===== INFORMATION SUPPLIED

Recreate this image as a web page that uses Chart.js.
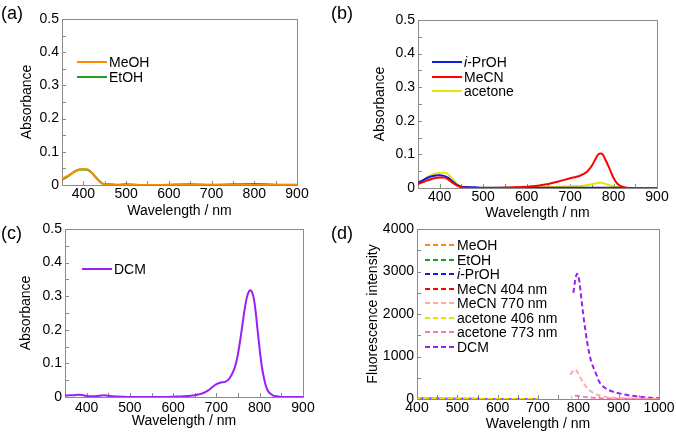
<!DOCTYPE html>
<html>
<head>
<meta charset="utf-8">
<script src="https://cdn.jsdelivr.net/npm/chart.js@4.4.0/dist/chart.umd.min.js"></script>
<style>
  body { margin: 0; width: 676px; height: 435px; background: #fff; position: relative; overflow: hidden;
         font-family: "Liberation Sans", Arial, sans-serif; color: #000; }
  .panel { position: absolute; }
  .tag { position: absolute; font-size: 18px; line-height: 20px; }
  .legend { position: absolute; font-size: 14px; }
  .legend .row { height: 14.5px; display: flex; align-items: center; white-space: nowrap; }
  .legend svg { flex: none; margin-right: 2px; }
</style>
</head>
<body>
<script>
// (a) absorbance, MeOH / EtOH
const wlA = [350, 360, 370, 380, 390, 400, 410, 420, 430, 440, 450, 460, 480, 500, 550, 600, 650, 700, 750, 800, 850, 900];
const meohA = [0.019, 0.025, 0.032, 0.040, 0.046, 0.048, 0.047, 0.037, 0.021, 0.008, 0.002, 0.001, 0, 0, 0, 0, 0, 0, 0, 0, 0, 0];
const etohA = [0.017, 0.023, 0.032, 0.041, 0.047, 0.047, 0.046, 0.036, 0.022, 0.009, 0.002, 0.002, 0.001, 0.002, -0.001, 0.001, 0.002, 0.001, 0.002, 0.003, 0.001, 0.001];

// (b) absorbance, i-PrOH / MeCN / acetone
const wlB = [350, 360, 370, 380, 390, 400, 410, 420, 430, 440, 450, 460, 480, 500, 550, 600, 625, 650, 675, 700, 710, 720, 730, 740, 750, 760, 765, 770, 775, 780, 790, 800, 810, 820, 830, 850, 900];
const iprohB = [0.016, 0.022, 0.029, 0.034, 0.037, 0.038, 0.036, 0.030, 0.019, 0.009, 0.004, 0.003, 0.002, 0.001, 0.001, 0.001, 0.001, 0.001, 0.001, 0.001, 0.001, 0.001, 0.001, 0.001, 0.001, 0.001, 0.001, 0.001, 0.001, 0.001, 0.001, 0.001, 0.001, 0, 0, 0, 0];
const mecnB = [0.012, 0.017, 0.022, 0.026, 0.030, 0.031, 0.031, 0.025, 0.015, 0.007, 0.002, 0.001, 0, 0, 0.001, 0.004, 0.007, 0.012, 0.020, 0.029, 0.032, 0.035, 0.041, 0.050, 0.066, 0.090, 0.100, 0.103, 0.100, 0.088, 0.060, 0.030, 0.011, 0.004, 0.001, 0, 0];
const acetoneB = [0.014, 0.022, 0.031, 0.038, 0.043, 0.045, 0.046, 0.040, 0.026, 0.011, 0.004, 0.002, 0.001, 0.001, 0.001, 0.002, 0.002, 0.003, 0.004, 0.005, 0.006, 0.006, 0.007, 0.009, 0.011, 0.014, 0.015, 0.016, 0.015, 0.013, 0.009, 0.005, 0.002, 0.001, 0, 0, 0];

// (c) absorbance, DCM
const wlC = [350, 360, 370, 380, 390, 400, 420, 440, 450, 460, 480, 500, 550, 600, 625, 650, 660, 670, 680, 690, 700, 710, 720, 730, 740, 745, 750, 755, 760, 765, 770, 775, 778, 782, 786, 790, 795, 800, 805, 810, 815, 820, 830, 840, 850, 900];
const dcmC = [0.004, 0.005, 0.005, 0.007, 0.006, 0.003, 0.002, 0.005, 0.004, 0.002, 0.001, 0, 0, 0.001, 0.002, 0.005, 0.008, 0.012, 0.019, 0.029, 0.038, 0.043, 0.045, 0.055, 0.080, 0.100, 0.130, 0.170, 0.215, 0.260, 0.295, 0.314, 0.318, 0.313, 0.295, 0.260, 0.200, 0.140, 0.090, 0.055, 0.030, 0.016, 0.005, 0.002, 0, 0];

// (d) fluorescence
const wlLowD = [400, 450, 500, 550, 600, 650, 700];
const meohD = [6, 4, 3, 3, 2, 2, 2];
const etohD = [5, 4, 3, 2, 2, 2, 2];
const iprohD = [6, 5, 3, 3, 2, 2, 2];
const mecn404D = [4, 3, 2, 2, 2, 1, 1];
const acetone406D = [7, 5, 4, 3, 3, 2, 2];
const wlMecn770D = [780, 785, 790, 795, 800, 810, 820, 830, 840, 850, 870, 900, 950, 1000];
const mecn770D = [570, 640, 690, 670, 600, 420, 280, 190, 130, 90, 50, 25, 10, 5];
const wlAcetone773D = [782, 790, 796, 805, 815, 830, 850, 880, 920, 1000];
const acetone773D = [40, 65, 75, 65, 50, 35, 20, 10, 5, 2];
const wlDcmD = [787, 792, 797, 802, 807, 812, 817, 822, 827, 832, 840, 845, 850, 857, 865, 873, 885, 898, 915, 931, 950, 964, 980, 1000];
const dcmD = [2450, 2780, 2950, 2800, 2400, 2000, 1650, 1330, 1080, 880, 680, 570, 440, 336, 270, 220, 175, 140, 105, 78, 55, 40, 28, 18];

// tick labels
const absLabels = [0, 0.1, 0.2, 0.3, 0.4, 0.5];
const flLabels = [0, 1000, 2000, 3000, 4000];
const wlLabelsAbs = [400, 500, 600, 700, 800, 900];
const wlLabelsFl = [400, 500, 600, 700, 800, 900, 1000];

Chart.defaults.font.family = '"Liberation Sans", Arial, sans-serif';
Chart.defaults.font.size = 14;
Chart.defaults.color = '#000';

const pts = (xs, ys) => xs.map((x, i) => ({ x: x, y: ys[i] }));
const pick = (list, v) => {
  const hit = list.find(l => Math.abs(l - v) < 1e-9);
  return hit === undefined ? '' : String(hit);
};

// frame + inward ticks, drawn under the curves
const frame = {
  id: 'frame',
  beforeDatasetsDraw(chart) {
    const { ctx, chartArea: a, scales: { x, y } } = chart;
    ctx.save();
    ctx.strokeStyle = '#8a8a8a';
    ctx.lineWidth = 1;
    ctx.beginPath();
    x.ticks.forEach(t => {
      const px = Math.round(x.getPixelForValue(t.value)) + 0.5;
      ctx.moveTo(px, a.bottom); ctx.lineTo(px, a.bottom - 4);
    });
    y.ticks.forEach(t => {
      const py = Math.round(y.getPixelForValue(t.value)) + 0.5;
      ctx.moveTo(a.left, py); ctx.lineTo(a.left + 4, py);
    });
    ctx.stroke();
    ctx.strokeRect(Math.round(a.left) + 0.5, Math.round(a.top) + 0.5,
                   Math.round(a.right - a.left), Math.round(a.bottom - a.top));
    ctx.restore();
  }
};

function panel(p) {
  const H = Math.round(p.xTitleY + 9.4 - p.y0);
  const box = document.createElement('div');
  box.className = 'panel';
  box.style.left = p.x0 + 'px';
  box.style.top = p.y0 + 'px';
  const cv = document.createElement('canvas');
  cv.width = 338; cv.height = H;
  box.appendChild(cv);
  document.body.appendChild(box);

  const tag = document.createElement('div');
  tag.className = 'tag';
  tag.textContent = p.tag;
  tag.style.left = p.tagX + 'px';
  tag.style.top = (p.tagY - 10) + 'px';
  document.body.appendChild(tag);

  new Chart(cv, {
    type: 'line',
    data: {
      datasets: p.series.map((s, i) => ({
        label: s.label,
        data: s.data,
        order: s.order || 0,
        borderColor: s.color,
        borderDash: s.dash ? [5, 3] : [],
        borderDashOffset: s.dash ? i * 2 : 0,
        borderWidth: 2,
        pointRadius: 0,
        fill: false,
        cubicInterpolationMode: 'monotone'
      }))
    },
    options: {
      responsive: false,
      animation: false,
      layout: { padding: { left: 0, bottom: 0, top: p.plot[1] - p.y0, right: p.x0 + 338 - p.plot[2] } },
      plugins: { legend: { display: false }, tooltip: { enabled: false } },
      scales: {
        x: {
          type: 'linear', min: p.xMin, max: p.xMax,
          grid: { display: false, drawTicks: false }, border: { display: false },
          ticks: { stepSize: 50, autoSkip: false, maxRotation: 0, padding: p.xPad,
                   callback: v => pick(p.xLabels, v) },
          title: { display: true, text: 'Wavelength / nm',
                   padding: { top: 0, bottom: p.y0 + H - p.xTitleY - 8.4 } },
          afterFit: s => { s.height = p.y0 + H - p.plot[3]; }
        },
        y: {
          type: 'linear', min: 0, max: p.yMax,
          grid: { display: false, drawTicks: false }, border: { display: false },
          ticks: { stepSize: p.yStep, autoSkip: false, padding: 3,
                   callback: v => pick(p.yLabels, v) },
          title: { display: true, text: p.yTitle,
                   padding: { top: p.yTitleX - p.x0 - 8.4, bottom: 0 } },
          afterFit: s => { s.width = p.plot[0] - p.x0; }
        }
      }
    },
    plugins: [frame]
  });

  // legend inside the plot
  const lg = document.createElement('div');
  lg.className = 'legend';
  lg.style.left = p.legend[0] + 'px';
  lg.style.top = (p.legend[1] - 7.25) + 'px';
  p.series.forEach(s => {
    const row = document.createElement('div');
    row.className = 'row';
    const dash = s.dash ? ' stroke-dasharray="5 3"' : '';
    const name = s.label.startsWith('i-') ? '<i>i</i>' + s.label.slice(1) : s.label;
    row.innerHTML = '<svg width="30" height="4"><line x1="0" y1="2" x2="30" y2="2" stroke="' +
      s.color + '" stroke-width="2"' + dash + '/></svg><span>' + name + '</span>';
    lg.appendChild(row);
  });
  document.body.appendChild(lg);
}

panel({
  tag: '(a)', tagX: 1, tagY: 13,
  x0: 0, y0: 0, plot: [62, 19, 297, 185], yTitleX: 27, xTitleY: 211, xPad: 1,
  xMin: 350, xMax: 900, xLabels: wlLabelsAbs, yMax: 0.5, yStep: 0.05, yLabels: absLabels,
  yTitle: 'Absorbance', legend: [77, 62],
  series: [
    { label: 'MeOH', color: '#ff8a00', data: pts(wlA, meohA) },
    { label: 'EtOH', color: '#1f9e1f', data: pts(wlA, etohA) }
  ]
});

panel({
  tag: '(b)', tagX: 331, tagY: 13,
  x0: 338, y0: 0, plot: [418, 20, 657, 188], yTitleX: 380, xTitleY: 213, xPad: 1,
  xMin: 350, xMax: 900, xLabels: wlLabelsAbs, yMax: 0.5, yStep: 0.05, yLabels: absLabels,
  yTitle: 'Absorbance', legend: [432, 62],
  series: [
    { label: 'i-PrOH', color: '#0a1ee6', data: pts(wlB, iprohB) },
    { label: 'MeCN', color: '#ff0000', data: pts(wlB, mecnB), order: -1 },
    { label: 'acetone', color: '#e6e600', data: pts(wlB, acetoneB) }
  ]
});

panel({
  tag: '(c)', tagX: 1, tagY: 233,
  x0: 0, y0: 215, plot: [65, 229, 303, 397], yTitleX: 26, xTitleY: 421, xPad: 3,
  xMin: 350, xMax: 900, xLabels: wlLabelsAbs, yMax: 0.5, yStep: 0.05, yLabels: absLabels,
  yTitle: 'Absorbance', legend: [82, 269],
  series: [
    { label: 'DCM', color: '#9a1ef5', data: pts(wlC, dcmC) }
  ]
});

panel({
  tag: '(d)', tagX: 331, tagY: 233,
  x0: 338, y0: 215, plot: [417, 229, 659, 399], yTitleX: 373, xTitleY: 424, xPad: 1,
  xMin: 400, xMax: 1000, xLabels: wlLabelsFl, yMax: 4000, yStep: 500, yLabels: flLabels,
  yTitle: 'Fluorescence intensity', legend: [425, 245],
  series: [
    { label: 'MeOH', color: '#ff8a00', dash: true, data: pts(wlLowD, meohD) },
    { label: 'EtOH', color: '#1f9e1f', dash: true, data: pts(wlLowD, etohD) },
    { label: 'i-PrOH', color: '#0a1ee6', dash: true, data: pts(wlLowD, iprohD) },
    { label: 'MeCN 404 nm', color: '#ff0000', dash: true, data: pts(wlLowD, mecn404D) },
    { label: 'MeCN 770 nm', color: '#ffaaaa', dash: true, data: pts(wlMecn770D, mecn770D) },
    { label: 'acetone 406 nm', color: '#e6e600', dash: true, data: pts(wlLowD, acetone406D), order: -1 },
    { label: 'acetone 773 nm', color: '#ff77b0', dash: true, data: pts(wlAcetone773D, acetone773D) },
    { label: 'DCM', color: '#9a1ef5', dash: true, data: pts(wlDcmD, dcmD) }
  ]
});
</script>
</body>
</html>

==========

Emit the lines of the material exactly, from its first line to the line containing "0.001, 0, 0, 0];", inclusive; leave every picture out.

### IN RESPONSE
Recreate this image as a web page that uses Chart.js.
<!DOCTYPE html>
<html>
<head>
<meta charset="utf-8">
<script src="https://cdn.jsdelivr.net/npm/chart.js@4.4.0/dist/chart.umd.min.js"></script>
<style>
  body { margin: 0; width: 676px; height: 435px; background: #fff; position: relative; overflow: hidden;
         font-family: "Liberation Sans", Arial, sans-serif; color: #000; }
  .panel { position: absolute; }
  .tag { position: absolute; font-size: 18px; line-height: 20px; }
  .legend { position: absolute; font-size: 14px; }
  .legend .row { height: 14.5px; display: flex; align-items: center; white-space: nowrap; }
  .legend svg { flex: none; margin-right: 2px; }
</style>
</head>
<body>
<script>
// (a) absorbance, MeOH / EtOH
const wlA = [350, 360, 370, 380, 390, 400, 410, 420, 430, 440, 450, 460, 480, 500, 550, 600, 650, 700, 750, 800, 850, 900];
const meohA = [0.019, 0.025, 0.032, 0.040, 0.046, 0.048, 0.047, 0.037, 0.021, 0.008, 0.002, 0.001, 0, 0, 0, 0, 0, 0, 0, 0, 0, 0];
const etohA = [0.017, 0.023, 0.032, 0.041, 0.047, 0.047, 0.046, 0.036, 0.022, 0.009, 0.002, 0.002, 0.001, 0.002, -0.001, 0.001, 0.002, 0.001, 0.002, 0.003, 0.001, 0.001];

// (b) absorbance, i-PrOH / MeCN / acetone
const wlB = [350, 360, 370, 380, 390, 400, 410, 420, 430, 440, 450, 460, 480, 500, 550, 600, 625, 650, 675, 700, 710, 720, 730, 740, 750, 760, 765, 770, 775, 780, 790, 800, 810, 820, 830, 850, 900];
const iprohB = [0.016, 0.022, 0.029, 0.034, 0.037, 0.038, 0.036, 0.030, 0.019, 0.009, 0.004, 0.003, 0.002, 0.001, 0.001, 0.001, 0.001, 0.001, 0.001, 0.001, 0.001, 0.001, 0.001, 0.001, 0.001, 0.001, 0.001, 0.001, 0.001, 0.001, 0.001, 0.001, 0.001, 0, 0, 0, 0];
const mecnB = [0.012, 0.017, 0.022, 0.026, 0.030, 0.031, 0.031, 0.025, 0.015, 0.007, 0.002, 0.001, 0, 0, 0.001, 0.004, 0.007, 0.012, 0.020, 0.029, 0.032, 0.035, 0.041, 0.050, 0.066, 0.090, 0.100, 0.103, 0.100, 0.088, 0.060, 0.030, 0.011, 0.004, 0.001, 0, 0];
const acetoneB = [0.014, 0.022, 0.031, 0.038, 0.043, 0.045, 0.046, 0.040, 0.026, 0.011, 0.004, 0.002, 0.001, 0.001, 0.001, 0.002, 0.002, 0.003, 0.004, 0.005, 0.006, 0.006, 0.007, 0.009, 0.011, 0.014, 0.015, 0.016, 0.015, 0.013, 0.009, 0.005, 0.002, 0.001, 0, 0, 0];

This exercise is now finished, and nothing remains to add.